Mr Michael Mangan is principal of St Patrick's primary school in Drumcondra, Dublin, which has more than 500 pupils. He gave the benchmarking report a cautious welcome yesterday.
"The initial reaction is that we seem to be getting the higher range of increases, but it will take time to digest the report," he said. The report recommended that teachers get a pay increase of 13 per cent, while the allowances paid to principals and deputy principals would increase by as much as 17.6 per cent in some cases.
Including the PPF wage increase and the 2 per cent payment to counter inflation, teachers would be getting a pay rise of around 30 per cent, Mr Mangan said. "That's what ASTI was looking for at the start."
He welcomed the fact that teachers would reach the maximum salary scale two years earlier under the deal and he was also pleased that the focus on performance-related pay seemed to have reduced. "The report acknowledged that performance-related pay was not necessarily appropriate in some areas of the public service.
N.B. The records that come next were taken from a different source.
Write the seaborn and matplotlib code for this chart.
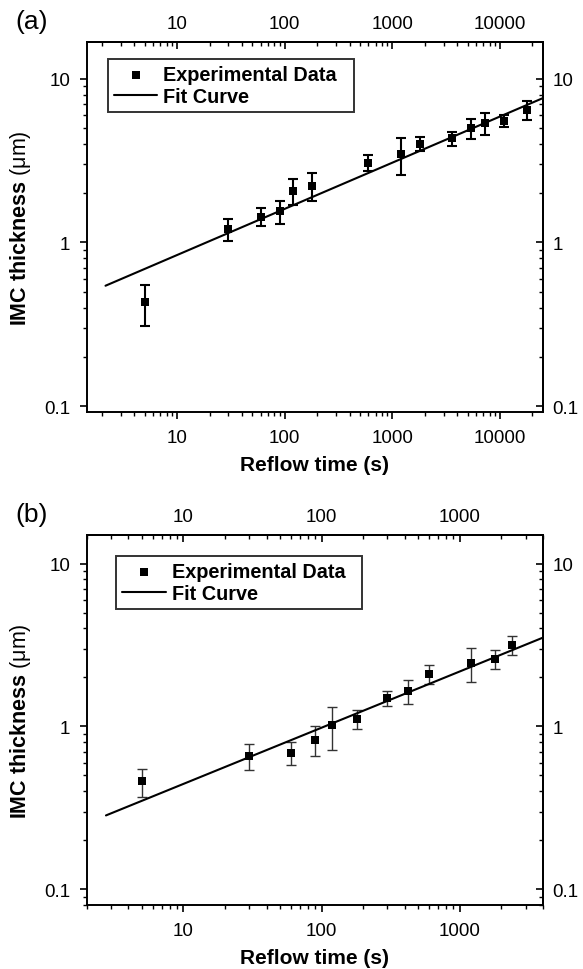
"""
plot.py
IMC thickness vs reflow time, two log-log panels with error bars and fit lines.
"""
import matplotlib
matplotlib.use('Agg')
import matplotlib.pyplot as plt
import matplotlib.ticker as mticker
import pandas as pd
import seaborn as sns

# Panel (a) data
time_a = [5, 30, 60, 90, 120, 180, 600, 1200, 1800, 3600, 5400, 7200, 10800, 18000]
imc_a  = [0.43, 1.21, 1.44, 1.55, 2.07, 2.21, 3.08, 3.46, 4.01, 4.32, 5.0, 5.36, 5.56, 6.46]
err_a  = [0.12, 0.19, 0.18, 0.25, 0.38, 0.43, 0.36, 0.88, 0.39, 0.43, 0.72, 0.85, 0.48, 0.85]
fit_time_a = [2.16, 25000]
fit_imc_a  = [0.544, 7.62]

# Panel (b) data
time_b = [5, 30, 60, 90, 120, 180, 300, 420, 600, 1200, 1800, 2400]
imc_b  = [0.46, 0.66, 0.69, 0.83, 1.02, 1.11, 1.49, 1.65, 2.11, 2.46, 2.59, 3.18]
err_b  = [0.09, 0.12, 0.11, 0.17, 0.30, 0.15, 0.15, 0.28, 0.29, 0.58, 0.34, 0.44]
fit_time_b = [2.75, 4000]
fit_imc_b  = [0.284, 3.51]

X_LABEL = 'Reflow time (s)'
Y_LABEL = r'IMC thickness $\mathrm{(\mu m)}$'
LEGEND_LABELS = ['Experimental Data  ', 'Fit Curve']

sns.set_theme(style='ticks')
plt.rcParams['font.family'] = ['Liberation Sans', 'DejaVu Sans']
plt.rcParams['mathtext.fontset'] = 'custom'
plt.rcParams['mathtext.rm'] = 'Liberation Sans'
plt.rcParams['mathtext.it'] = 'Liberation Sans:italic'
plt.rcParams['mathtext.bf'] = 'Liberation Sans:bold'
plt.rcParams['axes.linewidth'] = 1.4
for key in ('text.color', 'axes.labelcolor', 'xtick.color', 'ytick.color', 'axes.edgecolor'):
    plt.rcParams[key] = 'black'

TICK_FS = 13.5
LABEL_FS = 15
YLABEL_FS = 15.5
LEGEND_FS = 14.3

plain_fmt = mticker.FuncFormatter(lambda v, p: f'{v:g}')


def draw_panel(ax, t, h, e, ft, fh, xlim, ylim, legend_anchor, err_lw, err_color):
    ax.set_xscale('log')
    ax.set_yscale('log')

    ax.errorbar(t, h, yerr=e, fmt='none', ecolor=err_color, elinewidth=err_lw,
                capsize=3.4, capthick=err_lw, zorder=2)
    pts = pd.DataFrame({'time': t, 'imc': h})
    fit = pd.DataFrame({'time': ft, 'imc': fh})
    sns.scatterplot(data=pts, x='time', y='imc', marker='s', s=40, color='black',
                    edgecolor='black', linewidth=0, label=LEGEND_LABELS[0],
                    ax=ax, zorder=3)
    sns.lineplot(data=fit, x='time', y='imc', color='black', linewidth=1.5,
                 label=LEGEND_LABELS[1], ax=ax, zorder=2.5)

    ax.set_xlim(*xlim)
    ax.set_ylim(*ylim)

    # bottom / left ticks point outward
    ax.tick_params(which='major', direction='out', length=5, width=1.2,
                   labelsize=TICK_FS, pad=7, colors='black')
    ax.tick_params(which='minor', direction='out', length=3, width=1.0)
    for a in (ax.xaxis, ax.yaxis):
        a.set_major_formatter(plain_fmt)
        a.set_minor_formatter(mticker.NullFormatter())

    # top / right ticks point inward, with labels
    top = ax.secondary_xaxis('top')
    right = ax.secondary_yaxis('right')
    for sec, axis_obj in ((top, top.xaxis), (right, right.yaxis)):
        sec.tick_params(which='major', direction='in', length=5, width=1.2,
                        labelsize=TICK_FS, pad=7, colors='black')
        sec.tick_params(which='minor', direction='in', length=3, width=1.0)
        axis_obj.set_major_formatter(plain_fmt)
        axis_obj.set_minor_formatter(mticker.NullFormatter())
        for sp in sec.spines.values():
            sp.set_linewidth(1.4)

    ax.set_xlabel(X_LABEL, fontsize=LABEL_FS, fontweight='bold', labelpad=7)
    ax.set_ylabel(Y_LABEL, fontsize=YLABEL_FS, fontweight='bold', labelpad=8)

    leg = ax.legend(loc='upper left', bbox_to_anchor=legend_anchor, borderaxespad=0,
                    frameon=True, fancybox=False, edgecolor='black',
                    prop={'size': LEGEND_FS, 'weight': 'bold'},
                    handlelength=2.2, handletextpad=0.3, labelspacing=0.15,
                    borderpad=0.3, scatterpoints=1)
    leg.get_frame().set_linewidth(1.4)
    for sp in ax.spines.values():
        sp.set_color('black')
        sp.set_linewidth(1.4)


fig = plt.figure(figsize=(5.83, 9.70), dpi=100)
ax_a = fig.add_axes([0.149, 0.5742, 0.782, 0.3815])
ax_b = fig.add_axes([0.149, 0.0660, 0.782, 0.3814])

draw_panel(ax_a, time_a, imc_a, err_a, fit_time_a, fit_imc_a,
           (1.45, 25000), (0.092, 16.8), (0.046, 0.954), 1.5, 'black')
draw_panel(ax_b, time_b, imc_b, err_b, fit_time_b, fit_imc_b,
           (2, 4000), (0.08, 15), (0.064, 0.943), 1.0, '#333333')

fig.text(32 / 583, 1 - 22 / 970, '(a)', fontsize=19, ha='center', va='center')
fig.text(32 / 583, 1 - 515 / 970, '(b)', fontsize=19, ha='center', va='center')

fig.savefig('out.png', dpi=100)
plt.close(fig)
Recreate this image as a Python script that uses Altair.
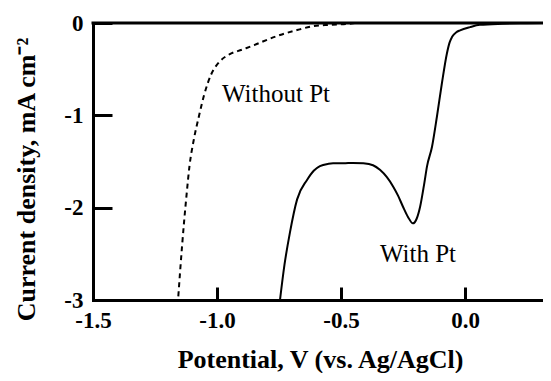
import altair as alt
import pandas as pd

# ---- data ----
with_v = [-0.746, -0.728, -0.706, -0.677, -0.637, -0.610, -0.585, -0.550, -0.532, -0.490,
          -0.452, -0.410, -0.371, -0.343, -0.315, -0.290, -0.270, -0.250, -0.230, -0.210,
          -0.195, -0.181, -0.165, -0.153, -0.133, -0.113, -0.093, -0.073, -0.062, -0.052,
          -0.035, -0.020, 0.020, 0.060, 0.150, 0.250, 0.343]
with_i = [-3.00, -2.62, -2.27, -1.91, -1.70, -1.60, -1.55, -1.525, -1.52, -1.52,
          -1.515, -1.52, -1.54, -1.59, -1.67, -1.77, -1.87, -1.99, -2.10, -2.17,
          -2.12, -1.99, -1.75, -1.55, -1.34, -1.01, -0.65, -0.33, -0.21, -0.15,
          -0.10, -0.08, -0.045, -0.02, -0.008, -0.003, 0.0]

without_v = [-1.156, -1.149, -1.141, -1.132, -1.122, -1.111, -1.094, -1.072, -1.052, -1.024,
             -0.990, -0.950, -0.900, -0.850, -0.815, -0.746, -0.677, -0.613, -0.550, -0.476,
             -0.440]
without_i = [-2.96, -2.70, -2.42, -2.13, -1.84, -1.55, -1.27, -1.00, -0.78, -0.56,
             -0.42, -0.34, -0.29, -0.24, -0.20, -0.13, -0.076, -0.035, -0.02, -0.01,
             0.0]

x_ticks = [-1.5, -1.0, -0.5, 0.0]
y_ticks = [0, -1, -2, -3]

ann_text = ["Without Pt", "With Pt"]
ann_v = [-0.980, -0.343]
ann_i = [-0.854, -2.584]

W, H = 450, 277
FONT = "Liberation Serif"
TICK_COLOR = "black"

xs = alt.Scale(domain=[-1.5, 0.3145], nice=False, zero=False)
ys = alt.Scale(domain=[-3, 0], nice=False, zero=False)

df_with = pd.DataFrame({"V": with_v, "I": with_i})
df_without = pd.DataFrame({"V": without_v, "I": without_i})
df_top = pd.DataFrame({"V": [x_ticks[0]]})
df_ann = pd.DataFrame({"V": ann_v, "I": ann_i, "t": ann_text})

xaxis = alt.Axis(
    orient="bottom", values=x_ticks, ticks=False, grid=False,
    labelExpr="datum.value < 0 ? '-' + format(abs(datum.value), '.1f') : format(datum.value, '.1f')",
    labelFont=FONT, labelFontSize=23, labelFontWeight="bold", labelColor="black",
    labelPadding=9, labelFlush=False,
    domainWidth=3, domainColor="black", domainCap="square",
    title="Potential, V (vs. Ag/AgCl)", titleFont=FONT, titleFontSize=26,
    titleFontWeight="bold", titleColor="black",
    titleX=227, titleY=67, titleAlign="center", titleBaseline="alphabetic",
)
yaxis = alt.Axis(
    orient="left", values=y_ticks, ticks=False, grid=False,
    labelExpr="datum.value < 0 ? '-' + format(abs(datum.value), 'd') : format(datum.value, 'd')",
    labelFont=FONT, labelFontSize=23, labelFontWeight="bold", labelColor="black",
    labelPadding=10, labelFlush=False, labelBaseline="middle",
    domainWidth=3, domainColor="black", domainCap="square",
    title="Current density, mA cm⁻²", titleFont=FONT, titleFontSize=26,
    titleFontWeight="bold", titleColor="black",
    titleX=-67, titleY=156, titleAlign="center", titleBaseline="middle", titleAngle=270,
)

# inward ticks: second axes shifted into the plot
xaxis_ticks = alt.Axis(
    orient="bottom", offset=-13, values=x_ticks, ticks=True, tickSize=13, tickWidth=3,
    tickColor=TICK_COLOR, domain=False, labels=False, grid=False, title=None,
)
yaxis_ticks = alt.Axis(
    orient="left", offset=-19, values=y_ticks, ticks=True, tickSize=19, tickWidth=3,
    tickColor=TICK_COLOR, domain=False, labels=False, grid=False, title=None,
)

with_line = alt.Chart(df_with).mark_line(
    color="black", strokeWidth=2, interpolate="monotone", clip=True
).encode(
    x=alt.X("V:Q", scale=xs, axis=xaxis),
    y=alt.Y("I:Q", scale=ys, axis=yaxis),
    order="V:Q",
)

without_line = alt.Chart(df_without).mark_line(
    color="black", strokeWidth=2, strokeDash=[5, 4], interpolate="monotone", clip=True
).encode(
    x=alt.X("V:Q", scale=xs, axis=xaxis_ticks),
    y=alt.Y("I:Q", scale=ys, axis=yaxis_ticks),
    order="V:Q",
)

top = alt.Chart(df_top).mark_rule(color="black", strokeWidth=3, strokeCap="square").encode(
    x=alt.value(0), x2=alt.value(W), y=alt.value(0)
)

ann = alt.Chart(df_ann).mark_text(
    font=FONT, fontSize=25, color="black", align="left", baseline="alphabetic"
).encode(
    x=alt.X("V:Q", scale=xs, axis=None),
    y=alt.Y("I:Q", scale=ys, axis=None),
    text="t:N",
)

chart = alt.layer(with_line, without_line, top, ann).resolve_axis(
    x="independent", y="independent"
).properties(
    width=W, height=H,
    autosize=alt.AutoSizeParams(type="none"),
    padding={"left": 85, "top": 15, "right": 0, "bottom": 73},
    background="white",
).configure_view(stroke=None)

chart.save("out.html", embed_options={"renderer": "svg", "actions": False})
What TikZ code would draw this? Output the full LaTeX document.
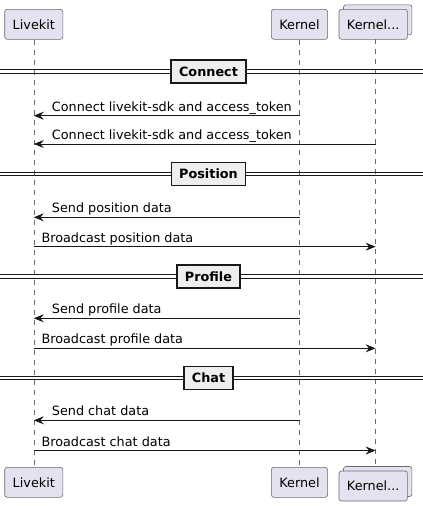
\documentclass[tikz,border=0pt]{standalone}
\usepackage{fontspec}
\setmainfont{DejaVu Sans}
\usepackage{xcolor}
\usetikzlibrary{positioning,calc,arrows.meta}

\definecolor{partfill}{HTML}{E2E2F0}
\definecolor{partline}{HTML}{181818}
\definecolor{sepfill}{HTML}{EEEEEE}

\tikzset{
    partbox/.style={draw=partline!65, line width=0.6pt, fill=partfill, rounded corners=2.5pt,
        minimum height=30pt, inner xsep=8pt, font=\fontsize{12.8}{15}\selectfont},
    lifeline/.style={draw=partline!65, line width=0.5pt, dash pattern=on 5pt off 5pt},
    msg/.style={draw=partline, line width=0.8pt, -{Stealth[length=10pt, width=8pt, inset=3.5pt]}},
    msgtext/.style={font=\fontsize{12.8}{15}\selectfont, inner sep=0pt, anchor=base west},
    seplabel/.style={draw=partline, line width=1.4pt, fill=sepfill, minimum height=23pt,
        inner xsep=8pt, font=\fontsize{12.8}{15}\selectfont\bfseries},
}

\begin{document}
\begin{tikzpicture}[x=1pt, y=-1pt]
    \useasboundingbox (0,0) rectangle (423,506);

    % Participants (top)
    \node [partbox] (lkTop) at (33.8, 24.3) {Livekit};
    \node [partbox] (kTop) at (299.5, 24.3) {Kernel};
    \node [partbox] (kcBack) at (377.7, 19.8) {\phantom{Kernel...}};
    \node [partbox] (kcTop) at (373.2, 24.3) {Kernel...};

    % Participants (bottom)
    \node [partbox] (lkBot) at (33.8, 482.3) {Livekit};
    \node [partbox] (kBot) at (299.5, 482.3) {Kernel};
    \node [partbox] (kcBotBack) at (377.7, 481.5) {\phantom{Kernel...}};
    \node [partbox] (kcBot) at (373.2, 486) {Kernel...};

    % Lifelines
    \coordinate (kcLineTop) at (375.6, 39.3);
    \coordinate (kcLineBot) at (375.6, 466.7);
    \draw [lifeline] (lkTop.south) -- (lkBot.north);
    \draw [lifeline] (kTop.south) -- (kBot.north);
    \draw [lifeline] (kcLineTop) -- (kcLineBot);

    % Dividers
    \foreach \y/\name in {71.5/Connect, 174/Position, 276.5/Profile, 378/Chat} {
        \draw [partline, line width=0.9pt] (0, \y-1.7) -- (423, \y-1.7);
        \draw [partline, line width=0.9pt] (0, \y+1.7) -- (423, \y+1.7);
        \node [seplabel] (sep\name) at (208.5, \y) {\name};
    }

    % Connect
    \draw [msg] (kTop |- 0,115.7) -- (lkTop |- 0,115.7);
    \node [msgtext] (msgA) at (51.7, 111.2) {Connect livekit-sdk and access\_token};
    \draw [msg] (kcLineTop |- 0,144) -- (lkTop |- 0,144);
    \node [msgtext] (msgB) at (51.7, 139.5) {Connect livekit-sdk and access\_token};

    % Position
    \draw [msg] (kTop |- 0,217.3) -- (lkTop |- 0,217.3);
    \node [msgtext] (msgC) at (51.7, 212.8) {Send position data};
    \draw [msg] (lkTop |- 0,246.7) -- (kcLineTop |- 0,246.7);
    \node [msgtext] (msgD) at (41.3, 242.2) {Broadcast position data};

    % Profile
    \draw [msg] (kTop |- 0,318.3) -- (lkTop |- 0,318.3);
    \node [msgtext] (msgE) at (51.7, 313.8) {Send profile data};
    \draw [msg] (lkTop |- 0,348.3) -- (kcLineTop |- 0,348.3);
    \node [msgtext] (msgF) at (41.3, 343.8) {Broadcast profile data};

    % Chat
    \draw [msg] (kTop |- 0,420.3) -- (lkTop |- 0,420.3);
    \node [msgtext] (msgG) at (51.7, 415.8) {Send chat data};
    \draw [msg] (lkTop |- 0,450.5) -- (kcLineTop |- 0,450.5);
    \node [msgtext] (msgH) at (41.3, 446) {Broadcast chat data};
\end{tikzpicture}
\end{document}
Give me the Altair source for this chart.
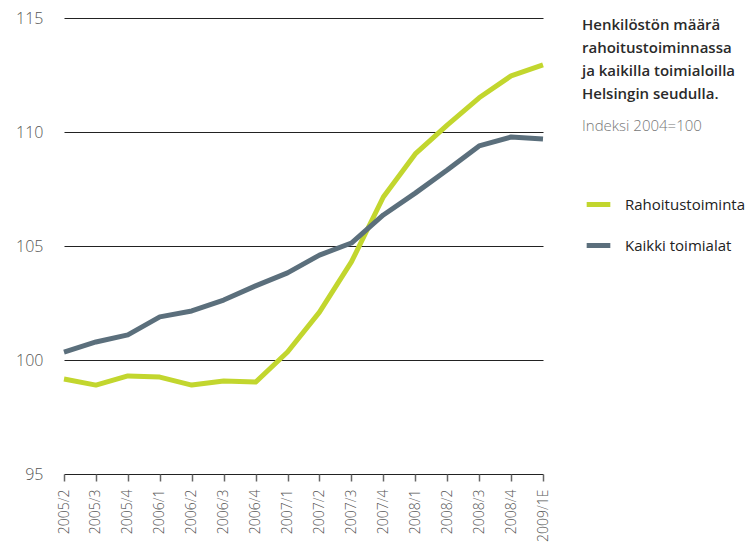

It's very, very difficult to measure what a teacher does. You cannot go by individual test results of children."
If greater flexibility was sought from teachers, that would not be a problem for the primary school sector, he said.
"We are introducing a new curriculum and we'll have three or four new subjects by the end of the year. We have co-operated with new computers, drugs education, RSE. There is a huge amount of flexibility."
However, he was disappointed that the process did not remove the disparity between the allowance paid to primary and second-level principals.
Under benchmarking, primary school principals would get an allowance of between €7,544 and €24,129, but their second-level colleagues would get between €7,544 and €34,414.
"We do a pretty similar job, with the same stresses, so why the difference?" he said.
"The big thing now is how quickly do we get it?" If it was integrated into a new pay deal, inflation would eat up the pay rise. "It must be paid out as quickly as possible."